Title:Probability inequalities for strongly left-invariant metric semigroups/monoids, including all Lie groups

Abstract:Recently, a general version of the Hoffmann-Jorgensen inequality was shown jointly with Rajaratnam [Ann. Probab. 2017], which (a) improved the result even for real-valued variables, but also (b) simultaneously unified and extended several versions in the Banach space literature, including that by Hitczenko and Montgomery-Smith [Ann. Probab. 2001], as well as special cases and variants of results by Johnson-Schechtman [Ann. Probab. 1989] and Klass-Nowicki [Ann. Probab. 2000], in addition to the original versions by Kahane and Hoffmann-Jorgensen. Moreover, our result with Rajaratnam was in a primitive framework: over all semigroups with a bi-invariant metric; this includes Banach spaces as well as compact and abelian Lie groups.

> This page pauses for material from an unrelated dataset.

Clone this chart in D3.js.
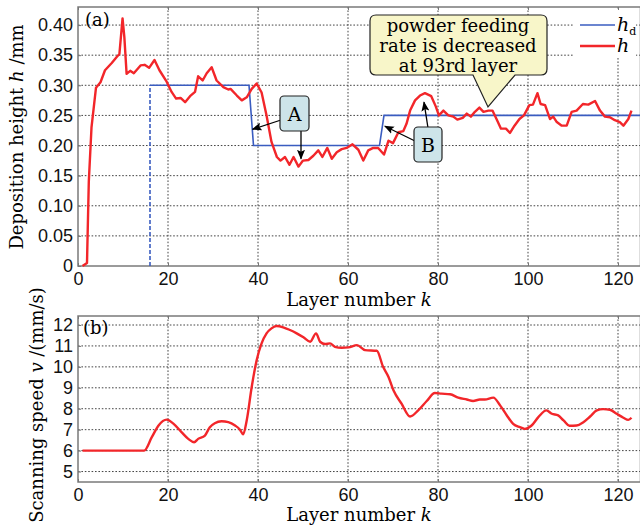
<!DOCTYPE html>
<html>
<head>
<meta charset="utf-8">
<script src="https://cdn.jsdelivr.net/npm/d3@7"></script>
<style>
  body { margin: 0; background: #fff; }
  svg { display: block; font-family: "DejaVu Serif", "Liberation Serif", serif; }
  .grid line { stroke: #444; stroke-width: 1; stroke-dasharray: 1.6,1.8; }
  .axis text { font-size: 18px; fill: #111; }
  .axis line { stroke: #777; }
</style>
</head>
<body>
<script>
(function (){

    //layer numbers and deposition height h (mm)
    var hK = [1, 2, 2.4, 3, 4, 5, 6, 7.5, 8.6, 9.2, 9.9, 10.3, 10.8, 11.6, 12.4, 13.9, 14.8, 15.8, 17, 18.1,
        19.7, 20.8, 21.8, 22.8, 23.8, 24.9, 26, 26.7, 27.7, 28.6, 29.7, 30.8, 32.3, 33.4, 33.9, 35.3, 36.4, 37.5, 38.6, 39.7,
        40.8, 41.9, 43, 44.2, 45, 46, 47, 47.9, 49, 50, 51.2, 52.3, 53.4, 54.3, 55.4, 56.4, 57.5, 58.6, 59.7, 61,
        62.3, 63.4, 64.5, 65.6, 66.7, 68, 69, 70, 71.2, 72.3, 73, 73.8, 74.9, 76, 77.1, 78.5, 79.5, 80.2, 81.2, 82.3,
        83.4, 84.3, 85.5, 86.4, 87.3, 88.2, 89.2, 90.1, 91.2, 92.1, 93, 94, 95.1, 96, 97, 98.1, 99.1, 100.3, 101.1, 102.1,
        102.8, 103.8, 104.9, 105.6, 106.4, 107.5, 108.6, 109.7, 110.8, 112.2, 113.4, 114.9, 116, 117.1, 118.2, 119.3, 120.4, 121.2, 122.3, 123];
    var hVal = [0, 0.005, 0.14, 0.23, 0.296, 0.305, 0.325, 0.337, 0.347, 0.352, 0.411, 0.38, 0.319, 0.324, 0.32, 0.333, 0.334, 0.329, 0.342, 0.325,
        0.306, 0.289, 0.278, 0.279, 0.272, 0.282, 0.289, 0.315, 0.308, 0.32, 0.33, 0.308, 0.297, 0.293, 0.294, 0.283, 0.275, 0.28, 0.294, 0.303,
        0.288, 0.25, 0.206, 0.181, 0.175, 0.181, 0.168, 0.181, 0.165, 0.175, 0.176, 0.183, 0.192, 0.181, 0.196, 0.178, 0.189, 0.194, 0.196, 0.202,
        0.193, 0.175, 0.192, 0.196, 0.196, 0.185, 0.208, 0.204, 0.222, 0.224, 0.236, 0.258, 0.275, 0.283, 0.287, 0.282, 0.265, 0.25, 0.258, 0.25,
        0.248, 0.243, 0.246, 0.253, 0.248, 0.256, 0.263, 0.256, 0.258, 0.258, 0.244, 0.228, 0.228, 0.221, 0.233, 0.244, 0.25, 0.267, 0.268, 0.287,
        0.269, 0.267, 0.244, 0.248, 0.239, 0.233, 0.233, 0.256, 0.258, 0.269, 0.268, 0.274, 0.258, 0.248, 0.247, 0.242, 0.239, 0.233, 0.244, 0.258];

    //desired height h_d (mm)
    var hdK = [16, 38, 39, 67, 68, 126];
    var hdVal = [0.30, 0.30, 0.20, 0.20, 0.25, 0.25];
    var hdStartK = [16, 16];
    var hdStartVal = [0, 0.30];

    //scanning speed v (mm/s)
    var vK = [1, 14.7, 16.4, 17.9, 19.7, 21.2, 23, 24.5, 25.8, 26.7, 28.2, 29.3, 30.4, 31.9, 33.4, 34.9, 36, 36.7, 37.5, 38.6,
        39.7, 40.8, 41.9, 43, 44.1, 45.6, 47.1, 48.6, 50.1, 51.6, 52.9, 53.8, 54.9, 56, 57.1, 58.6, 60.1, 62, 63.8, 66.4,
        67.8, 69, 70.1, 71.9, 73.8, 75.6, 77.5, 79.3, 80.8, 82.7, 84.5, 86.4, 87.8, 89.3, 90.4, 92.3, 93.8, 95.3, 96.7, 98.2,
        99.3, 100.8, 102.3, 104.1, 105.3, 106.7, 107.9, 109.2, 110.8, 112.3, 113.8, 115.3, 116.7, 118.2, 119.7, 121.2, 122.3, 123];
    var vVal = [6, 6, 6.64, 7.2, 7.48, 7.29, 6.88, 6.56, 6.4, 6.56, 6.72, 7.12, 7.31, 7.4, 7.36, 7.2, 7, 6.78, 7.45, 9.04,
        10.32, 11.12, 11.6, 11.84, 11.95, 11.89, 11.76, 11.6, 11.41, 11.2, 11.6, 11.2, 11.09, 11.12, 10.96, 10.91, 10.93, 11.04, 10.8, 10.77,
        10, 9.52, 8.88, 8.24, 7.63, 7.92, 8.37, 8.75, 8.72, 8.69, 8.53, 8.44, 8.37, 8.44, 8.44, 8.53, 8.16, 7.68, 7.28, 7.12,
        7.04, 7.2, 7.6, 7.92, 7.76, 7.68, 7.44, 7.19, 7.2, 7.36, 7.63, 7.92, 7.98, 7.95, 7.76, 7.57, 7.47, 7.57];

    //tick labels
    var kTicks = [0, 20, 40, 60, 80, 100, 120];
    var hTicks = [0, 0.05, 0.10, 0.15, 0.20, 0.25, 0.30, 0.35, 0.40];
    var vTicks = [5, 6, 7, 8, 9, 10, 11, 12];

    var width = 640, height = 531;
    var redColor = "#f2262a", blueColor = "#3a5cc0";

    var svg = d3.select("body").append("svg")
        .attr("width", width)
        .attr("height", height);

    var defs = svg.append("defs");
    defs.append("marker")
        .attr("id", "arrow")
        .attr("viewBox", "0 0 10 10")
        .attr("refX", 9).attr("refY", 5)
        .attr("markerWidth", 10).attr("markerHeight", 10)
        .attr("markerUnits", "userSpaceOnUse")
        .attr("orient", "auto")
        .append("path")
        .attr("d", "M0,1 L10,5 L0,9 L2,5 Z")
        .attr("fill", "#000");

    //shared x scale
    var x = d3.scaleLinear().domain([0, 125]).range([78, 640.5]);

    //panel (a)
    var yA = d3.scaleLinear().domain([0, 0.43]).range([266, 7]);
    //panel (b)
    var yB = d3.scaleLinear().domain([4.5, 12.43]).range([482, 316]);

    function drawPanel(y, yTickVals, fmt, top, bottom){
        var g = svg.append("g");

        //grid
        var grid = g.append("g").attr("class", "grid");
        grid.selectAll(".gx")
            .data(kTicks.filter(function(d){ return d > 0; }))
            .enter().append("line")
            .attr("x1", function(d){ return x(d); })
            .attr("x2", function(d){ return x(d); })
            .attr("y1", top).attr("y2", bottom);
        grid.selectAll(".gy")
            .data(yTickVals.filter(function(d){ return y(d) < bottom - 2 && y(d) > top + 2; }))
            .enter().append("line")
            .attr("x1", x(0)).attr("x2", width)
            .attr("y1", function(d){ return y(d); })
            .attr("y2", function(d){ return y(d); });

        //frame
        g.append("rect")
            .attr("x", x(0)).attr("y", top)
            .attr("width", x.range()[1] - x(0))
            .attr("height", bottom - top)
            .attr("fill", "none")
            .attr("stroke", "#7a7a7a")
            .attr("stroke-width", 1.5);

        //axes with inward ticks
        g.append("g")
            .attr("class", "axis")
            .attr("transform", "translate(0," + bottom + ")")
            .call(d3.axisBottom(x).tickValues(kTicks).tickSizeInner(-3).tickSizeOuter(0).tickPadding(6))
            .call(function(s){ s.select(".domain").remove(); });
        g.append("g")
            .attr("class", "axis")
            .attr("transform", "translate(" + x(0) + ",0)")
            .call(d3.axisLeft(y).tickValues(yTickVals).tickFormat(fmt).tickSizeInner(-3).tickSizeOuter(0).tickPadding(5))
            .call(function(s){ s.select(".domain").remove(); });
        g.append("g")
            .attr("class", "axis")
            .attr("transform", "translate(0," + top + ")")
            .call(d3.axisTop(x).tickValues(kTicks).tickSizeInner(-3).tickSizeOuter(0).tickFormat(""))
            .call(function(s){ s.select(".domain").remove(); });
        return g;
    }

    var gA = drawPanel(yA, hTicks, function(d){ return d === 0 ? "0" : d3.format(".2f")(d); }, 7, 266);
    var gB = drawPanel(yB, vTicks, d3.format("d"), 316, 482);

    //lines panel (a)
    var lineA = d3.line()
        .x(function(d){ return x(d[0]); })
        .y(function(d){ return yA(d[1]); });

    gA.append("path")
        .datum(d3.zip(hdStartK, hdStartVal))
        .attr("d", lineA)
        .attr("fill", "none")
        .attr("stroke", blueColor)
        .attr("stroke-width", 1.6)
        .attr("stroke-dasharray", "4,2");
    gA.append("path")
        .datum(d3.zip(hdK, hdVal))
        .attr("d", lineA)
        .attr("fill", "none")
        .attr("stroke", blueColor)
        .attr("stroke-width", 1.6);
    gA.append("path")
        .datum(d3.zip(hK, hVal))
        .attr("d", lineA)
        .attr("fill", "none")
        .attr("stroke", redColor)
        .attr("stroke-width", 2.4)
        .attr("stroke-linejoin", "round");

    //lines panel (b)
    var lineB = d3.line()
        .x(function(d){ return x(d[0]); })
        .y(function(d){ return yB(d[1]); })
        .curve(d3.curveMonotoneX);
    gB.append("path")
        .datum(d3.zip(vK, vVal))
        .attr("d", lineB)
        .attr("fill", "none")
        .attr("stroke", redColor)
        .attr("stroke-width", 2.4);

    //panel tags
    svg.append("text").attr("x", 85).attr("y", 26).style("font-size", "18px").text("(a)");
    svg.append("text").attr("x", 83).attr("y", 334).style("font-size", "18px").text("(b)");

    //axis titles
    function xTitle(yPos){
        var t = svg.append("text")
            .attr("x", 359).attr("y", yPos)
            .attr("text-anchor", "middle")
            .style("font-size", "18px");
        t.append("tspan").text("Layer number ");
        t.append("tspan").style("font-style", "italic").text("k");
    }
    xTitle(306);
    xTitle(521);

    var ta = svg.append("text")
        .attr("transform", "translate(23,137) rotate(-90)")
        .attr("text-anchor", "middle")
        .style("font-size", "18px");
    ta.append("tspan").text("Deposition height ");
    ta.append("tspan").style("font-style", "italic").text("h");
    ta.append("tspan").text(" /mm");

    var tb = svg.append("text")
        .attr("transform", "translate(43,405) rotate(-90)")
        .attr("text-anchor", "middle")
        .style("font-size", "18px");
    tb.append("tspan").text("Scanning speed ");
    tb.append("tspan").style("font-style", "italic").text("v");
    tb.append("tspan").text(" /(mm/s)");

    //legend
    svg.append("rect")
        .attr("x", 574).attr("y", 10).attr("width", 62).attr("height", 48)
        .attr("fill", "#fff");
    svg.append("line").attr("x1", 580).attr("x2", 615).attr("y1", 25).attr("y2", 25)
        .attr("stroke", blueColor).attr("stroke-width", 1.6);
    svg.append("line").attr("x1", 580).attr("x2", 615).attr("y1", 46).attr("y2", 46)
        .attr("stroke", redColor).attr("stroke-width", 2.4);
    var l1 = svg.append("text").attr("x", 617).attr("y", 31).style("font-size", "19px");
    l1.append("tspan").style("font-style", "italic").text("h");
    l1.append("tspan").attr("dy", 4).style("font-size", "11px").text("d");
    svg.append("text").attr("x", 617).attr("y", 52).style("font-size", "19px")
        .style("font-style", "italic").text("h");

    //callout: powder feeding
    var co = svg.append("g");
    co.append("path")
        .attr("d", "M376,15 H541 Q547,15 547,21 V69 Q547,75 541,75 H515 L488,107 L473,75 H376 Q370,75 370,69 V21 Q370,15 376,15 Z")
        .attr("fill", "#f8f6c9")
        .attr("stroke", "#222")
        .attr("stroke-width", 1.2);
    ["powder feeding", "rate is decreased", "at 93rd layer"].forEach(function(s, i){
        co.append("text")
            .attr("x", 458).attr("y", 32 + i * 20)
            .attr("text-anchor", "middle")
            .style("font-size", "18px")
            .text(s);
    });

    //callouts A and B
    function tagBox(x0, y0, w, h, label){
        svg.append("rect")
            .attr("x", x0).attr("y", y0).attr("width", w).attr("height", h)
            .attr("rx", 4).attr("ry", 4)
            .attr("fill", "#cde4e9")
            .attr("stroke", "#222")
            .attr("stroke-width", 1.2);
        svg.append("text")
            .attr("x", x0 + w / 2).attr("y", y0 + h / 2 + 7)
            .attr("text-anchor", "middle")
            .style("font-size", "19px")
            .text(label);
    }
    function arrow(x1, y1, x2, y2){
        svg.append("line")
            .attr("x1", x1).attr("y1", y1).attr("x2", x2).attr("y2", y2)
            .attr("stroke", "#000").attr("stroke-width", 1.3)
            .attr("marker-end", "url(#arrow)");
    }
    arrow(281, 120, x(38.8), yA(0.227));
    arrow(301, 131, 301, yA(0.178));
    tagBox(280, 96, 29, 35, "A");

    arrow(415, 141, x(68.2), yA(0.232));
    arrow(428, 128, 424, yA(0.272));
    tagBox(414, 127, 28, 35, "B");

})();
</script>
</body>
</html>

In this note we show the result even more generally: over every semigroup $\mathscr{G}$ with a strongly left- (or right-)invariant metric. We also prove some applications of this inequality over such $\mathscr{G}$, extending Banach space-valued versions by Hitczenko and Montgomery-Smith [Ann. Probab. 2001] and by Hoffmann-Jorgensen [Studia Math. 1974]. Furthermore, we show several other stochastic inequalities - by Ottaviani-Skorohod, Mogul'skii, and Levy-Ottaviani - as well as Levy's equivalence, again over $\mathscr{G}$ as above. This setting of generality for $\mathscr{G}$ subsumes not only semigroups with bi-invariant metric (thus extending the previously shown results), but it also means that these results now hold over all Lie groups (equipped with a left-invariant Riemannian metric).
We also explain why this primitive setting of strongly left/right-invariant metric semigroups $\mathscr{G}$ is equivalent to that of left/right-invariant metric monoids $\mathscr{G}_\circ$: each such $\mathscr{G}$ embeds in some $\mathscr{G}_\circ$.